There is no lack, in the letter from the prince of Jordan, of argumentative jabs against the Vatican’s position. The first jab is where the letter cites the communiqué of some Muslim delegates at the interreligious meeting in Naples from October 21-23 2007, organized by the Community of Sant’Egidio: a communiqué written in protest against some declarations made in those days by cardinal Tauran, on the near impossibility of a theological discussion with Islam, and against Benedict XVI’s silence, while visiting Naples, over the letter of the 138.

The second comes at the end of the letter, and is aimed against “some recent pronouncements emerging from the Vatican and from Vatican advisors.” Here the target is again cardinal Tauran, together with the Islamologists Samir and Troll. A critical analysis of the letter of the 138, written by Troll, was published in “La Civiltà Cattolica,” with the authorization of the secretary of state, during the same days when cardinal Bertone had written to the prince of Jordan, in the name of the pope.
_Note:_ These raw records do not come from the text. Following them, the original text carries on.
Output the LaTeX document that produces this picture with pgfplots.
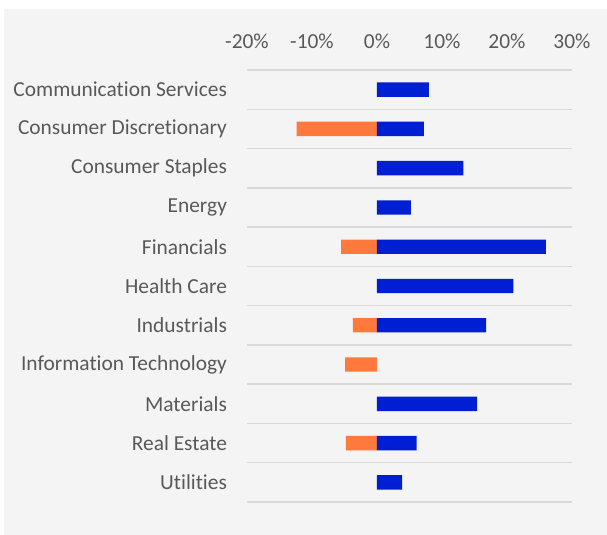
\documentclass[border=0pt]{standalone}
\usepackage{pgfplots}
\pgfplotsset{compat=1.18}
\usepackage{fontspec}
\setmainfont{Carlito}[Ligatures={NoCommon,NoContextual}]
\definecolor{bgc}{RGB}{244,244,244}
\definecolor{txt}{RGB}{89,89,89}
\definecolor{gridc}{RGB}{217,217,217}
\definecolor{barblue}{RGB}{0,30,210}
\definecolor{barorange}{RGB}{255,121,61}
\begin{document}
\begin{tikzpicture}
\fill[white] (0,0) rectangle (303.5pt,267.5pt);
\fill[bgc] (2pt,0) rectangle (303.5pt,263pt);
\begin{axis}[
  at={(123.5pt,16.5pt)}, anchor=south west,
  scale only axis, width=162.5pt, height=216pt,
  xmin=-20, xmax=30, ymin=-0.5, ymax=10.5,
  y dir=reverse,
  axis line style={draw=none},
  font=\fontsize{10.7pt}{12pt}\selectfont,
  tick label style={text=txt},
  xtick={-20,-10,0,10,20,30},
  xticklabels={-20\%,-10\%,0\%,10\%,20\%,30\%},
  xticklabel pos=top,
  xticklabel style={yshift=7pt},
  ytick={0,...,10},
  yticklabels={Communication Services,Consumer Discretionary,Consumer Staples,Energy,Financials,Health Care,Industrials,Information Technology,Materials,Real Estate,Utilities},
  yticklabel style={xshift=-6.5pt},
  minor ytick={-0.5,0.5,...,10.5},
  yminorgrids=true,
  minor grid style={gridc, line width=0.7pt},
  major tick length=0pt, minor tick length=0pt,
]
\addplot[xbar, bar shift=0pt, bar width=7.2pt, fill=barorange, draw=none] coordinates {
  (-12.35,1) (-5.5,4) (-3.7,6) (-4.9,7) (-4.77,9)
};
\addplot[xbar, bar shift=0pt, bar width=7.2pt, fill=barblue, draw=none] coordinates {
  (8.0,0) (7.2,1) (13.3,2) (5.2,3) (26.0,4) (21.0,5) (16.8,6) (15.4,8) (6.1,9) (3.85,10)
};
\end{axis}
\pgfresetboundingbox
\useasboundingbox (0,0) rectangle (303.5pt,267.5pt);
\end{tikzpicture}
\end{document}
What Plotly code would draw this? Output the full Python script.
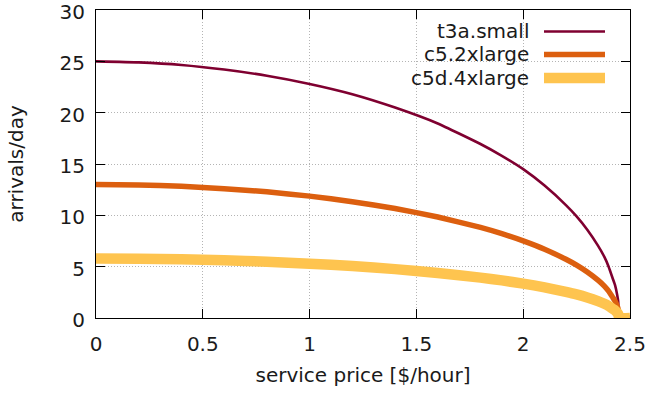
import plotly.graph_objects as go

# service price in $/hour
price = [0, 0.2, 0.4, 0.6, 0.8, 1.0, 1.2, 1.4, 1.6, 1.8, 1.9, 2.0, 2.1, 2.2,
         2.25, 2.3, 2.35, 2.38, 2.4, 2.42, 2.43, 2.44, 2.445, 2.45, 2.5]

# arrivals/day for each instance type
t3a_small = [25.0, 24.9, 24.65, 24.2, 23.6, 22.8, 21.8, 20.5, 18.95, 16.95,
             15.8, 14.5, 12.9, 11.0, 9.9, 8.6, 7.05, 5.95, 5.0, 3.8, 3.2,
             2.25, 1.6, 0, 0]
c5_2xlarge = [13.0, 12.96, 12.83, 12.6, 12.29, 11.87, 11.33, 10.67, 9.84, 8.82,
              8.21, 7.51, 6.7, 5.72, 5.15, 4.48, 3.68, 3.1, 2.61, 1.98, 1.66,
              1.18, 0.83, 0, 0]
c5d_4xlarge = [5.8, 5.78, 5.72, 5.62, 5.48, 5.29, 5.06, 4.76, 4.39, 3.93,
               3.66, 3.35, 2.99, 2.55, 2.3, 2.0, 1.64, 1.38, 1.17, 0.88, 0.74,
               0.52, 0.37, 0, 0]

names = ["t3a.small", "c5.2xlarge", "c5d.4xlarge"]
colors = ["#7f0030", "#dc5f0f", "#fec44f"]
widths = [2.6, 5.5, 10.5]
series = [t3a_small, c5_2xlarge, c5d_4xlarge]

W, H = 649, 397
L, R, T, B = 96, 19, 10, 79
FONT = "DejaVu Sans"
FS = 20
TXT = "#1a1a1a"

fig = go.Figure()
for name, ys, col, w in zip(names, series, colors, widths):
    fig.add_trace(go.Scatter(x=price, y=ys, mode="lines", name=name,
                             line=dict(color=col, width=w, shape="spline",
                                       smoothing=0.4),
                             showlegend=False))

# key: right-aligned labels with line samples to their right
pw, ph = W - L - R, H - T - B
def px_x(p):
    return (p - L) / pw
def px_y(p):
    return 1 - (p - T) / ph

shapes = [dict(type="rect", xref="paper", yref="paper",
               x0=px_x(388), x1=px_x(620), y0=px_y(92), y1=1,
               fillcolor="white", line=dict(width=0), layer="between")]
annotations = []
key_y = [31.5, 54.5, 78]
for name, col, w, yy in zip(names, colors, widths, key_y):
    annotations.append(dict(text=name, xref="paper", yref="paper",
                            x=px_x(531), y=px_y(yy), xanchor="right",
                            yanchor="middle", showarrow=False,
                            font=dict(family=FONT, size=FS, color=TXT)))
    shapes.append(dict(type="line", xref="paper", yref="paper",
                       x0=px_x(544), x1=px_x(605), y0=px_y(yy), y1=px_y(yy),
                       line=dict(color=col, width=w), layer="above"))

axis_common = dict(
    showline=True, linecolor="black", linewidth=1, mirror="allticks",
    ticks="inside", ticklen=9, tickcolor="black", tickwidth=1,
    showgrid=True, gridcolor="#b4b4b4", griddash="1px,2px", gridwidth=1,
    zeroline=False, automargin=False, ticklabeloverflow="allow",
    tickfont=dict(family=FONT, size=FS, color=TXT),
)

fig.update_layout(
    width=W, height=H,
    margin=dict(l=L, r=R, t=T, b=B),
    paper_bgcolor="white", plot_bgcolor="white",
    font=dict(family=FONT, size=FS, color=TXT),
    xaxis=dict(range=[0, 2.5], tickvals=[0, 0.5, 1, 1.5, 2, 2.5],
               ticktext=["0", "0.5", "1", "1.5", "2", "2.5"],
               ticklabelstandoff=8,
               title=dict(text="service price [$/hour]", standoff=12,
                          font=dict(family=FONT, size=FS)),
               **axis_common),
    yaxis=dict(range=[0, 30], tickvals=[0, 5, 10, 15, 20, 25, 30],
               ticklabelstandoff=6, ticklabelshift=2,
               title=dict(text="arrivals/day", standoff=30,
                          font=dict(family=FONT, size=FS)),
               **axis_common),
    shapes=shapes,
    annotations=annotations,
)

fig.write_html("out.html")
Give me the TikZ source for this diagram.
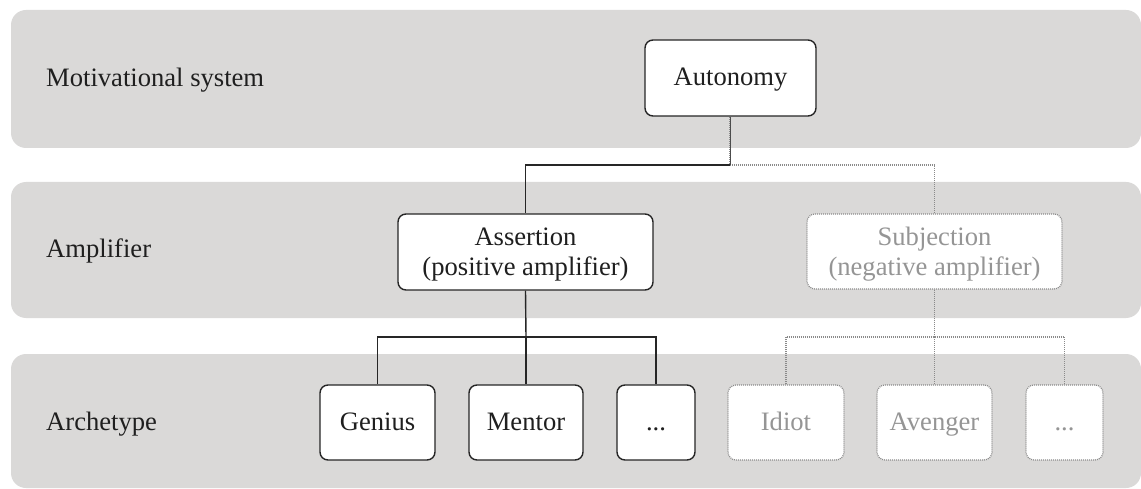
\documentclass[tikz,border=0pt]{standalone}
\usepackage{fontspec}
\setmainfont{Liberation Serif}
\begin{document}
\begin{tikzpicture}[x=1pt,y=-1pt,
  band/.style={fill=bandgray,draw=none,rounded corners=15pt},
  lbl/.style={anchor=base west,inner sep=0pt,text=black!88,font=\fontsize{26.6}{30}\selectfont},
  posbox/.style={draw=black!85,line width=1.4pt,fill=white,rounded corners=8pt,
    minimum height=75pt,inner sep=0pt,align=center,text=black!88,
    text height=20pt,text depth=4pt,
    font=\fontsize{26.6}{30}\selectfont},
  negbox/.style={posbox,draw=dotgray,line width=1.2pt,dash pattern=on 1pt off 1pt,text=textgray},
  twoline/.style={text height=52pt,text depth=4pt},
  conn/.style={draw=black!85,line width=1.4pt},
  dconn/.style={draw=dotgray,line width=1.2pt,dash pattern=on 1pt off 1pt}]
\definecolor{bandgray}{HTML}{DAD9D8}
\definecolor{dotgray}{HTML}{8A8A8A}
\definecolor{textgray}{HTML}{959595}
\useasboundingbox (0,0) rectangle (1141,489);
% bands
\path[band] (11,10) rectangle (1141,148);
\path[band] (11,182) rectangle (1141,318);
\path[band] (11,354) rectangle (1141,488);
% row labels
\node[lbl] (lmot) at (46,87) {Motivational system};
\node[lbl] (lamp) at (46,258) {Amplifier};
\node[lbl] (larc) at (46,430) {Archetype};
% nodes
\node[posbox,minimum width=171pt,minimum height=76pt] (auto) at (730.5,78) {Autonomy};
\node[posbox,twoline,minimum width=255pt,minimum height=76pt] (assert) at (525.5,252) {Assertion\\(positive amplifier)};
\node[negbox,twoline,minimum width=255pt] (subj) at (934.5,251.5) {Subjection\\(negative amplifier)};
\node[posbox,minimum width=115pt] (genius) at (377.5,422.5) {Genius};
\node[posbox,minimum width=114pt] (mentor) at (526,422.5) {Mentor};
\node[posbox,minimum width=78pt] (pdots) at (656,422.5) {...};
\node[negbox,minimum width=116pt] (idiot) at (786,422.5) {Idiot};
\node[negbox,minimum width=115pt] (aveng) at (934.5,422.5) {Avenger};
\node[negbox,minimum width=77pt] (ndots) at (1064.5,422.5) {...};
% junction coordinates
\coordinate (j1) at (730,165);
\coordinate (j2) at (526,337);
\coordinate (j3) at (934.5,337);
% connectors
\draw[dconn] (auto.south -| j1) -- (j1) -| (subj.north);
\draw[conn,line width=0.8pt,draw=black!70] (auto.south -| j1) -- (j1);
\draw[conn] (j1) -| (assert.north);
\draw[conn] (assert.south) -- (j2);
\draw[conn] (genius.north) |- (j2) -| (pdots.north);
\draw[conn] (j2) -- (mentor.north);
\draw[dconn] (subj.south) -- (j3);
\draw[dconn] (idiot.north) |- (j3) -| (ndots.north);
\draw[dconn] (j3) -- (aveng.north);
\end{tikzpicture}
\end{document}
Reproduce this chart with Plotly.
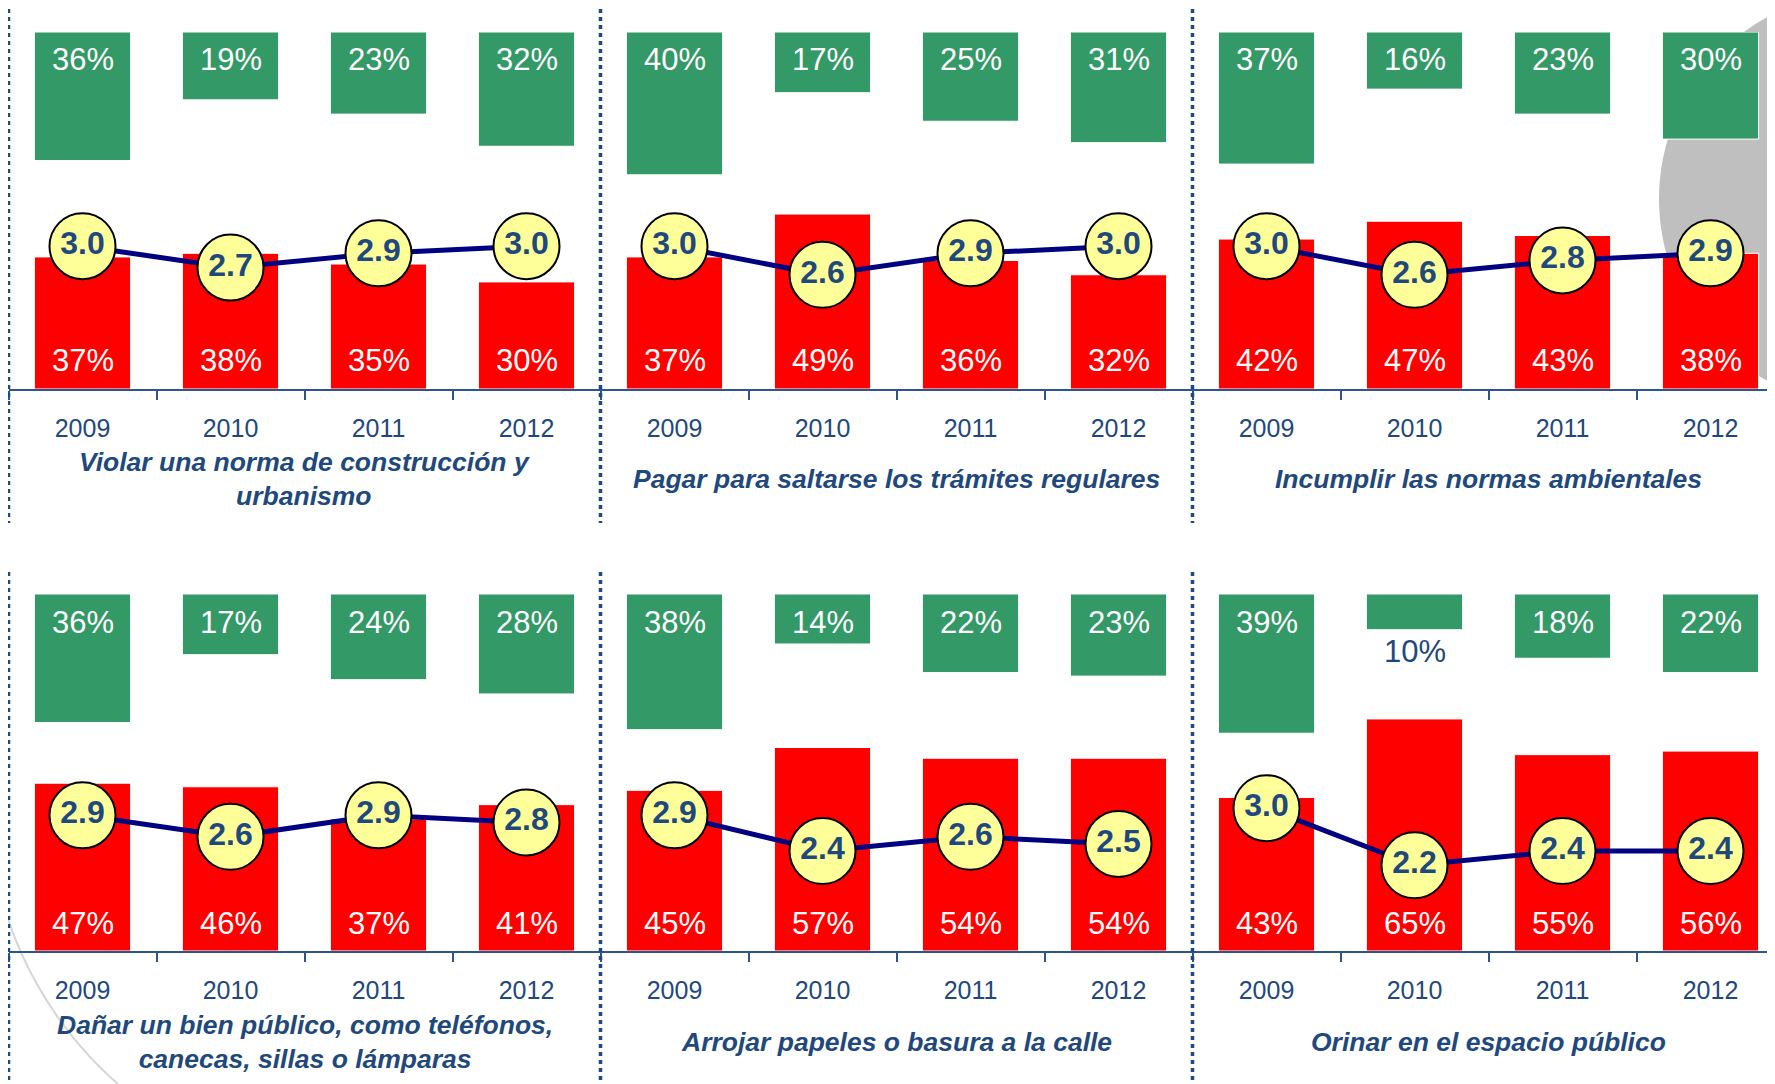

Returning to Benedict XVI, the dialogue he wants with Islam is still as he explained it in a passage of his pre-Christmas address to the Roman curia on December 22, 2006:

“In a dialogue to be intensified with Islam, we must bear in mind the fact that the Muslim world today is finding itself faced with an urgent task. This task is very similar to the one that has been imposed upon Christians since the Enlightenment, and to which the Second Vatican Council, as the fruit of long and difficult research, found real solutions for the Catholic Church.

“It is a question of the attitude that the community of the faithful must adopt in the face of the convictions and demands that were strengthened in the Enlightenment.

“On the one hand, one must counter a dictatorship of positivist reason that excludes God from the life of the community and from public organizations, thereby depriving man of his specific criteria of judgment.

“On the other, one must welcome the true conquests of the Enlightenment, human rights and especially the freedom of faith and its practice, and recognize these also as being essential elements for the authenticity of religion.

“As in the Christian community, where there has been a long search to find the correct position of faith in relation to such beliefs – a search that will certainly never be concluded once and for all –, so also the Islamic world with its own tradition faces the immense task of finding the appropriate solutions in this regard.

“The content of the dialogue between Christians and Muslims will be at this time especially one of meeting each other in this commitment to find the right solutions. We Christians feel in solidarity with all those who, precisely on the basis of their religious conviction as Muslims, work to oppose violence and for the synergy between faith and reason, between religion and freedom.”

From the exchange of letters between cardinal Bertone and the prince of Jordan, it can be gathered that the distance between the two sides remains very wide and deep, with respect to this path indicated by Benedict XVI.